Inspired, I finally opened Herzog on Herzog, edited by Paul Cronin (2002: Faber and Faber), which a friend gave me years ago, after I first exclaimed my love for the powerfully ambivalent portrait of Timothy Treadwell that Herzog creates in Grizzly Man. The book compiles interviews with Herzog. Herzog's playful ideas on the education of an artist (and of a person) are worth sharing. I probably don't need to tell you this, but it works best if, as you read, you imagine the words being spoken by Herzog himself in his really charming and mellifluous accent.
Herzog: ... "Actually, for some time now I have given thought to opening a film school. But if I did start one up you would only be allowed to fill out an application form after you have traveled alone on foot, let's say from Madrid to Kiev, a distance of about 5,000 kilometres. While walking, write. Write about your experiences and give me your notebooks. I would be able to tell you who had really walked the distance and who had not. While you are walking you would learn much more about filmmaking than if you were in a classroom.

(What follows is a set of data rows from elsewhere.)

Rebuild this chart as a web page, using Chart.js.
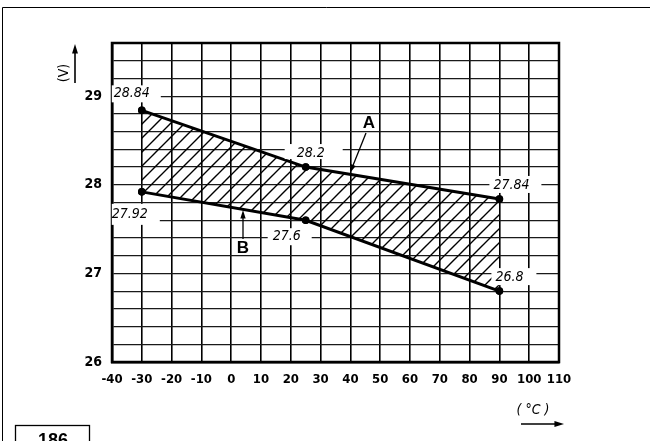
<!DOCTYPE html>
<html>
<head>
<meta charset="utf-8">
<script src="https://cdn.jsdelivr.net/npm/chart.js@4.4.1/dist/chart.umd.min.js"></script>
<style>
  html, body { margin: 0; padding: 0; background: #fff; }
  canvas { display: block; }
</style>
</head>
<body>
<canvas id="chart" width="650" height="441"></canvas>
<script>
// ===== Data =====
const temps = [-30, 25, 90];            // °C
const voltsA = [28.84, 28.2, 27.84];    // upper limit (A)
const voltsB = [27.92, 27.6, 26.8];     // lower limit (B)
const xRange = [-40, 110];
const yRange = [26, 29.6];
const yLabelled = [26, 27, 28, 29];

const NARROW = "'Liberation Sans Narrow', 'DejaVu Sans Condensed', 'Arial Narrow', sans-serif";

// value labels: offsets in px relative to the point, plus the white box that breaks the grid
const labelLayout = {
  A: [
    { dx: -28, dy: -17, box: [-30, 19, -25, -8] },
    { dx: -9, dy: -14, box: [-21, 37, -23, -8] },
    { dx: -6, dy: -14, box: [-10, 42, -23, -6] }
  ],
  B: [
    { dx: -30, dy: 22, box: [-30, 18, 12, 33] },
    { dx: -33, dy: 16, box: [-38, 6, 8, 25] },
    { dx: -4, dy: -14, box: [-8, 37, -23, -6] }
  ]
};

function makeHatch(ctx) {
  const s = 14;
  const c = document.createElement("canvas");
  c.width = s;
  c.height = s;
  const g = c.getContext("2d");
  g.strokeStyle = "#000";
  g.lineWidth = 1.4;
  g.beginPath();
  g.moveTo(0, s); g.lineTo(s, 0);
  g.moveTo(-s / 2, s / 2); g.lineTo(s / 2, -s / 2);
  g.moveTo(s / 2, s * 1.5); g.lineTo(s * 1.5, s / 2);
  g.stroke();
  return ctx.createPattern(c, "repeat");
}

function arrow(ctx, x1, y1, x2, y2, head) {
  const a = Math.atan2(y2 - y1, x2 - x1);
  ctx.beginPath();
  ctx.moveTo(x1, y1);
  ctx.lineTo(x2 - Math.cos(a) * head * 0.8, y2 - Math.sin(a) * head * 0.8);
  ctx.stroke();
  ctx.beginPath();
  ctx.moveTo(x2, y2);
  ctx.lineTo(x2 - Math.cos(a - 0.3) * head, y2 - Math.sin(a - 0.3) * head);
  ctx.lineTo(x2 - Math.cos(a + 0.3) * head, y2 - Math.sin(a + 0.3) * head);
  ctx.closePath();
  ctx.fill();
}

// plot frame drawn over the grid
const framePlugin = {
  id: "frame",
  beforeDatasetsDraw(chart) {
    const { ctx, chartArea: a } = chart;
    ctx.save();
    ctx.strokeStyle = "#000";
    ctx.lineWidth = 2.5;
    ctx.strokeRect(a.left, a.top, a.right - a.left, a.bottom - a.top);
    ctx.restore();
  }
};

// callouts, A/B pointers, axis titles, figure number
const notesPlugin = {
  id: "notes",
  afterDatasetsDraw(chart) {
    const ctx = chart.ctx;
    const xs = chart.scales.x;
    const ys = chart.scales.y;
    ctx.save();

    function callouts(values, layout) {
      values.forEach(function (v, i) {
        const px = xs.getPixelForValue(temps[i]);
        const py = ys.getPixelForValue(v);
        const L = layout[i];
        ctx.fillStyle = "#fff";
        ctx.fillRect(px + L.box[0], py + L.box[2], L.box[1] - L.box[0], L.box[3] - L.box[2]);
        ctx.fillStyle = "#000";
        ctx.font = "italic 14px " + NARROW;
        ctx.textAlign = "left";
        ctx.textBaseline = "middle";
        ctx.fillText(String(v), px + L.dx, py + L.dy);
      });
    }
    callouts(voltsA, labelLayout.A);
    callouts(voltsB, labelLayout.B);

    // redraw the points on top of the boxes
    ctx.fillStyle = "#000";
    [voltsA, voltsB].forEach(function (vals) {
      vals.forEach(function (v, i) {
        ctx.beginPath();
        ctx.arc(xs.getPixelForValue(temps[i]), ys.getPixelForValue(v), 3.8, 0, Math.PI * 2);
        ctx.fill();
      });
    });

    // A and B pointers
    ctx.strokeStyle = "#000";
    ctx.lineWidth = 1.3;
    ctx.font = "bold 17px 'Liberation Sans', Arial, sans-serif";
    ctx.textAlign = "center";
    ctx.textBaseline = "middle";
    ctx.fillText("A", 369, 123);
    arrow(ctx, 366, 133, 350, 173, 9);
    ctx.fillText("B", 243, 248);
    arrow(ctx, 243, 239, 243, 210, 9);

    // y axis title
    ctx.save();
    ctx.translate(64, 73);
    ctx.rotate(-Math.PI / 2);
    ctx.font = "14px " + NARROW;
    ctx.fillText("(V)", 0, 0);
    ctx.restore();
    ctx.lineWidth = 1.6;
    arrow(ctx, 75, 83, 75, 44, 10);

    // x axis title
    ctx.font = "italic 14px " + NARROW;
    ctx.fillText("( \u00B0C )", 533, 410);
    arrow(ctx, 521, 424, 564, 424, 10);

    // outer frame and figure number
    ctx.lineWidth = 1;
    ctx.beginPath();
    ctx.moveTo(2.5, 441);
    ctx.lineTo(2.5, 7.5);
    ctx.lineTo(650, 7.5);
    ctx.stroke();
    ctx.lineWidth = 1.3;
    ctx.strokeRect(15.5, 425.5, 74, 20);
    ctx.font = "bold 18px 'Liberation Sans', Arial, sans-serif";
    ctx.fillText("186", 53, 441);

    ctx.restore();
  }
};

document.addEventListener("DOMContentLoaded", function () {
  const canvas = document.getElementById("chart");
  const hatch = makeHatch(canvas.getContext("2d"));

  const config = {
    type: "line",
    data: {
      datasets: [
        {
          label: "A",
          data: temps.map((t, i) => ({ x: t, y: voltsA[i] })),
          borderColor: "#000",
          borderWidth: 3,
          pointRadius: 3.8,
          pointBackgroundColor: "#000",
          pointBorderWidth: 0,
          backgroundColor: hatch,
          fill: "+1",
          tension: 0
        },
        {
          label: "B",
          data: temps.map((t, i) => ({ x: t, y: voltsB[i] })),
          borderColor: "#000",
          borderWidth: 3,
          pointRadius: 3.8,
          pointBackgroundColor: "#000",
          pointBorderWidth: 0,
          fill: false,
          tension: 0
        }
      ]
    },
    options: {
      responsive: false,
      devicePixelRatio: 1,
      animation: false,
      layout: { padding: { left: 0, top: 43, right: 91, bottom: 0 } },
      plugins: {
        legend: { display: false },
        tooltip: { enabled: false }
      },
      scales: {
        x: {
          type: "linear",
          min: xRange[0],
          max: xRange[1],
          afterFit: function (scale) { scale.height = 79; },
          ticks: {
            stepSize: 10,
            autoSkip: false,
            maxRotation: 0,
            padding: 10,
            color: "#000",
            font: { family: NARROW, size: 13, weight: "bold" }
          },
          grid: { color: "#000", lineWidth: 1.6, drawTicks: false },
          border: { display: true, color: "#000", width: 2.5 }
        },
        y: {
          min: yRange[0],
          max: yRange[1],
          afterFit: function (scale) { scale.width = 112; },
          ticks: {
            stepSize: 0.2,
            autoSkip: false,
            padding: 10,
            color: "#000",
            font: { family: NARROW, size: 14, weight: "bold" },
            callback: function (value) {
              const hit = yLabelled.find((n) => Math.abs(n - value) < 1e-6);
              return hit === undefined ? "" : String(hit);
            }
          },
          grid: { color: "#1a1a1a", lineWidth: 1.2, drawTicks: false },
          border: { display: true, color: "#000", width: 2.5 }
        }
      }
    },
    plugins: [framePlugin, notesPlugin]
  };

  new Chart(canvas, config);
});
</script>
</body>
</html>
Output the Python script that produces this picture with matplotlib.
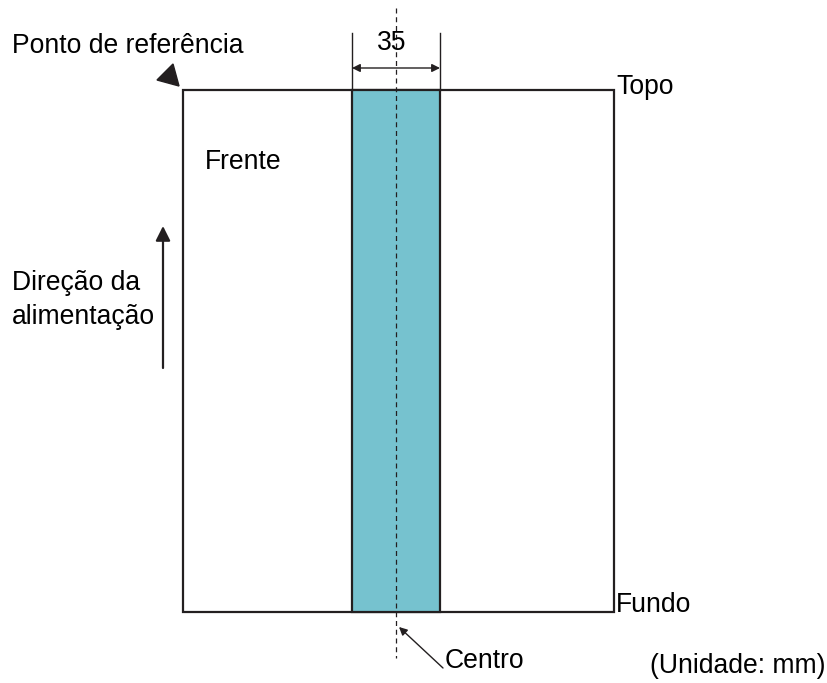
import matplotlib
matplotlib.use("Agg")
from matplotlib import pyplot as plt
from matplotlib.patches import Rectangle, Polygon

plt.rcParams['font.family'] = ['Liberation Sans', 'DejaVu Sans']

# diagram geometry in pixel units (y grows downwards)
PAGE_X = [183, 614]
PAGE_Y = [90, 612]
STRIP_WIDTH_MM = 35
STRIP_X = [352, 440]
CENTER_X = 396

LABELS = {
    "ref": "Ponto de referência",
    "front": "Frente",
    "feed": "Direção da\nalimentação",
    "top": "Topo",
    "bottom": "Fundo",
    "center": "Centro",
    "unit": "(Unidade: mm)",
}

FS = 19.1
INK = "#231f20"

fig = plt.figure(figsize=(8.27, 6.83), dpi=100)
ax = fig.add_axes([0, 0, 1, 1])
ax.set_xlim(0, 827)
ax.set_ylim(683, 0)
ax.axis("off")

# page outline
ax.add_patch(Rectangle((PAGE_X[0], PAGE_Y[0]), PAGE_X[1] - PAGE_X[0], PAGE_Y[1] - PAGE_Y[0],
                       facecolor="white", edgecolor=INK, lw=1.6, zorder=1))
# strip
ax.add_patch(Rectangle((STRIP_X[0], PAGE_Y[0]), STRIP_X[1] - STRIP_X[0], PAGE_Y[1] - PAGE_Y[0],
                       facecolor="#76c2cf", edgecolor=INK, lw=1.6, zorder=2))

# centre line
ax.plot([CENTER_X, CENTER_X], [8, 658], color=INK, lw=0.9, ls=(0, (4, 3)), zorder=3)

# dimension lines
for x in STRIP_X:
    ax.plot([x, x], [33, PAGE_Y[0]], color=INK, lw=1.0, zorder=3)
ax.annotate("", xy=(STRIP_X[0], 68), xytext=(STRIP_X[1], 68),
            arrowprops=dict(arrowstyle="<|-|>", color=INK, lw=1.0, mutation_scale=12, shrinkA=0, shrinkB=0))
ax.text((STRIP_X[0] + STRIP_X[1]) / 2 - 4, 43, str(STRIP_WIDTH_MM), fontsize=FS, ha="center", va="center", color="black")

# reference point marker
ax.add_patch(Polygon([(157, 80), (179, 86), (173, 64)], closed=True, facecolor=INK, edgecolor=INK, zorder=3))
ax.text(12, 46, LABELS["ref"], fontsize=FS, ha="left", va="center", color="black")

ax.text(205, 162, LABELS["front"], fontsize=FS, ha="left", va="center", color="black")
ax.text(12, 300, LABELS["feed"], fontsize=FS, ha="left", va="center", color="black", linespacing=1.45)
ax.annotate("", xy=(163, 226), xytext=(163, 368),
            arrowprops=dict(arrowstyle="-|>", color=INK, lw=1.6, mutation_scale=22, shrinkA=0, shrinkB=0))

ax.text(616, 87, LABELS["top"], fontsize=FS, ha="left", va="center", color="black")
ax.text(616, 605, LABELS["bottom"], fontsize=FS, ha="left", va="center", color="black")

ax.annotate("", xy=(399, 627), xytext=(443, 668),
            arrowprops=dict(arrowstyle="-|>", color=INK, lw=1.0, mutation_scale=12, shrinkA=0, shrinkB=0))
ax.text(445, 661, LABELS["center"], fontsize=FS, ha="left", va="center", color="black")
ax.text(650, 666, LABELS["unit"], fontsize=FS, ha="left", va="center", color="black")

fig.savefig("out.png", dpi=100)
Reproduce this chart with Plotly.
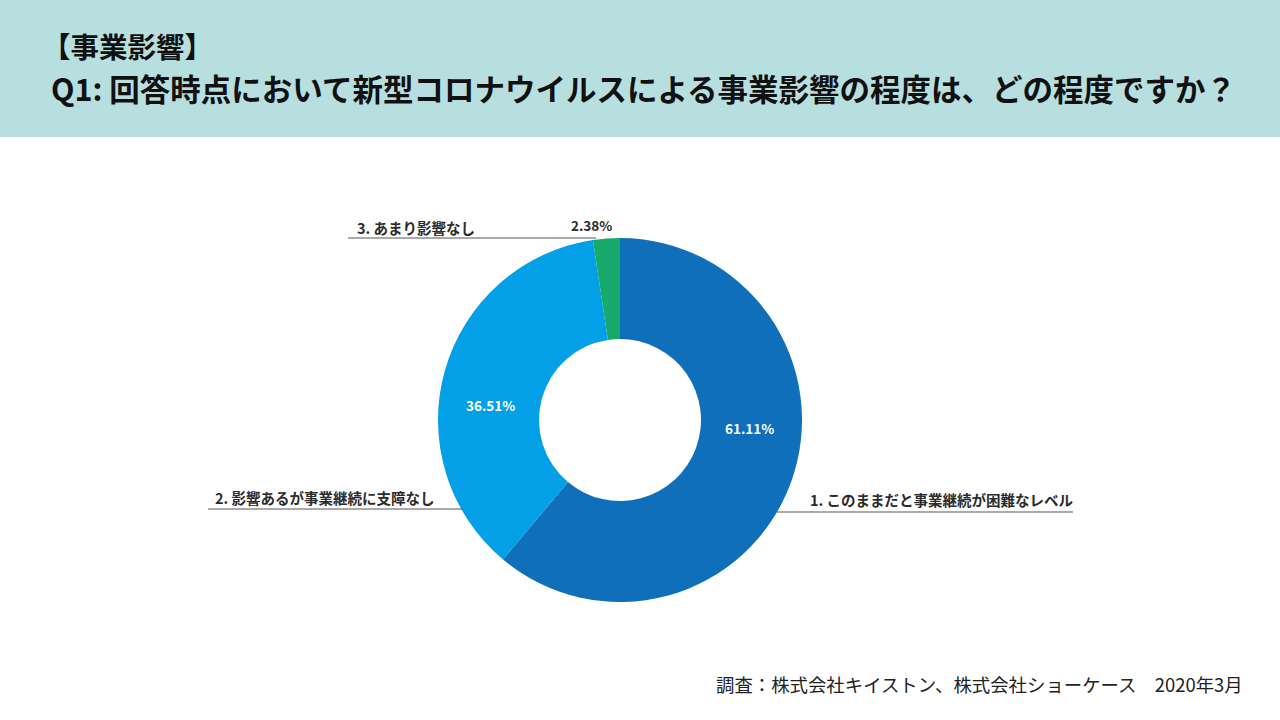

...First of all, learn languages. One also needs to be able to type and to drive a car. It is like the knights of old who had to be able to ride, wield a sword and play the lute. At my utopian film academy I would have students do athletic things with real physical contact, like boxing, something that would teach them to be unafraid. I would have a loft with a lot of space where in one corner there would be a boxing ring. Students would train every evening from 8 to 10 with a boxing instructor: sparring, somersaults (backwards and forward), juggling, magic, card tricks. Whether or not you would be a filmmaker by the end I do not know, but at least you would come out as an athlete. My film school would allow young people who want to make films to experience a certain climate of excitement of the mind. This is what ultimately creates films and nothing else."